Is it really just down to choosing between the lesser of two evils or is there something I've missed? Thanks very much!
Romano
Answer by Romano · Mar 03, 2014 at 06:43 AM
http://www.third-helix.com/2012/02/making-2d-games-with-unity/ gives info on how to set the orthographic size so that you have sharp looking pixels (using point filtering) and no movement rippling.
Answer by Owen-Reynolds · Feb 14, 2014 at 07:13 PM
Bilinear filtering was invented exactly to fix the flickering point problem you're describing. In other words, yes, you can fix the rippling, by switching to bilinear filtering! And the way it fixes the ripple is by blending (blurring) the colors, as you describe.
I'd go with larger images (but still pixel art -- like quadrupling each pixel) Doubling the pixels will cut the interpixel "blend zone" in half. And the images will still compress to about the same size.

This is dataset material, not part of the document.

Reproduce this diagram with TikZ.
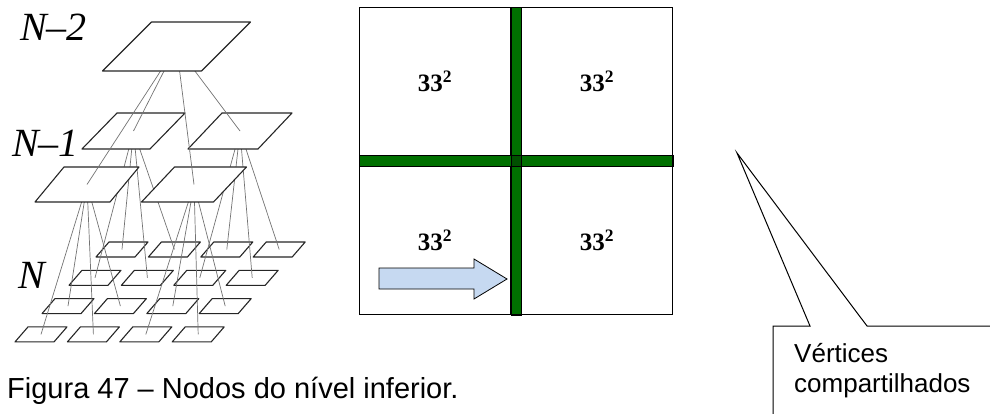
\documentclass[tikz,border=0pt]{standalone}
\usepackage{fontspec}
\setmainfont{Liberation Sans}
\newfontfamily\serifface{Liberation Serif}
\usepackage{tikz}
\definecolor{vgreen}{RGB}{0,112,0}
\definecolor{vgreendark}{RGB}{0,80,0}
\definecolor{arrowblue}{RGB}{198,217,241}
\tikzset{
  plane/.style={draw=black!85, fill=white, line width=1.1pt, line join=round},
  link/.style={draw=black!55, line width=0.7pt},
  lvl/.style={font=\serifface\itshape\fontsize{40}{40}\selectfont, inner sep=0pt, anchor=base west},
  cell/.style={draw, line width=0.8pt, minimum width=151pt, minimum height=148pt,
    inner sep=0pt, anchor=north west, font=\serifface\bfseries\fontsize{25}{25}\selectfont},
  bar/.style={draw=black, fill=vgreen, line width=0.6pt},
  txt/.style={inner sep=0pt, anchor=base west, font=\fontsize{26}{30}\selectfont},
  pics/plane/.style n args={3}{code={
    \draw[plane] (-#1-#2,#3) -- (#1-#2,#3) -- (#1+#2,-#3) -- (-#1+#2,-#3) -- cycle;}}
}
\begin{document}
\begin{tikzpicture}[x=1pt, y=-1pt]
  \useasboundingbox (0,0) rectangle (990,414);
  % level N
  \foreach \r in {0,...,3}
    \foreach \c in {0,...,3} {
      \coordinate (n\r\c) at ({122-27*\r+52.4*\c},{249.5+28.3*\r});
      \pic at (n\r\c) {plane={19.5}{6.5}{7.5}};
    }
  % level N-1
  \coordinate (bl) at (133.5,131);
  \coordinate (br) at (240,131);
  \coordinate (fl) at (87,184.5);
  \coordinate (fr) at (194,184.5);
  \coordinate (apex) at (176.5,46.5);
  \foreach \a/\b in {bl/n00, bl/n01, bl/n10, bl/n11, br/n02, br/n03, br/n12, br/n13}
    \draw[link] (\a) -- (\b);
  \pic at (bl) {plane={34}{17.5}{18}};
  \pic at (br) {plane={35}{17}{18}};
  \foreach \a/\b in {fl/n20, fl/n21, fl/n30, fl/n31, fr/n22, fr/n23, fr/n32, fr/n33}
    \draw[link] (\a) -- (\b);
  \pic at (fl) {plane={37.5}{14.5}{17.5}};
  \pic at (fr) {plane={36}{16.5}{17.5}};
  % level N-2
  \foreach \b in {bl, br, fl, fr}
    \draw[link] (apex) -- (\b);
  \pic at (apex) {plane={49.5}{24.5}{24.5}};
  \node[lvl] (l2) at (20,41) {N–2};
  \node[lvl] (l1) at (12,157) {N–1};
  \node[lvl] (l0) at (18,288) {N};
  % grid
  \node[cell] (c11) at (359,7) {33\textsuperscript{2}};
  \node[cell] (c12) at (521,7) {33\textsuperscript{2}};
  \node[cell] (c21) at (359,166) {33\textsuperscript{2}};
  \node[cell] (c22) at (521,166) {33\textsuperscript{2}};
  \draw[bar] (c11.north east) rectangle (c22.south west);
  \draw[bar] (c11.south west) rectangle (c22.north east);
  \draw[bar, fill=vgreendark] (c11.south east) rectangle (c22.north west);
  \draw[line width=0.8pt] (c11.north west) rectangle (c22.south east);
  \draw[fill=arrowblue, line width=0.8pt, line join=miter]
    (379,268) -- (474,268) -- (474,259) -- (507,279) -- (474,299) -- (474,289) -- (379,289) -- cycle;
  % callout
  \coordinate (tip) at (737,153);
  \draw[line width=1pt] (773,414) -- (773,326) -- (810,326) -- (tip) -- (867,326) -- (990,326);
  \node[txt] (vt) at (794,362) {Vértices};
  \node[txt] (cp) at (794,392) {compartilhados};
  % caption
  \node[txt, font=\fontsize{29}{29}\selectfont] (cap) at (7,398) {Figura 47 – Nodos do nível inferior.};
\end{tikzpicture}
\end{document}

You're totally right Owen, bilinear does fix the rippling, but I'm looking for a solution where I can have perfectly sharp pixels and not have the rippling (See Sword and Sworcery). There actually seems to be a point where if the pixels are doubled enough times that the bilinear filter doesn't work to reduce the rippling effect anyway.
I've read in some places that actually the size of the orthographic camera is a major factor in making the pixels look correct. $$anonymous$$aybe I need to post a new question about how to make sure the pixel art will work with the orthographic size and vice versa... I wonder if that would help with the ripple?
EDIT: Posted. http://answers.unity3d.com/questions/643631/will-correct-orthographic-camera-size-fix-point-fi.html
The ortho size won't matter, since all the math cancels out. In the end, you have a physical screen X by Y pixels, no matter what you do. But, what you were reading may have involved using the ortho size to make it easier to shift the background in whole number pixels. Like if the ortho cam is the exact pixel size of the screen.
That is indeed the kind of thing I was hoping to try out. Can you explain what you mean by all the math cancels out?
The orthographic size does seem to make a difference though - by changing it incrementally I can see a difference in the way the jitter looks. It looks better or worse depending on what I do with the size.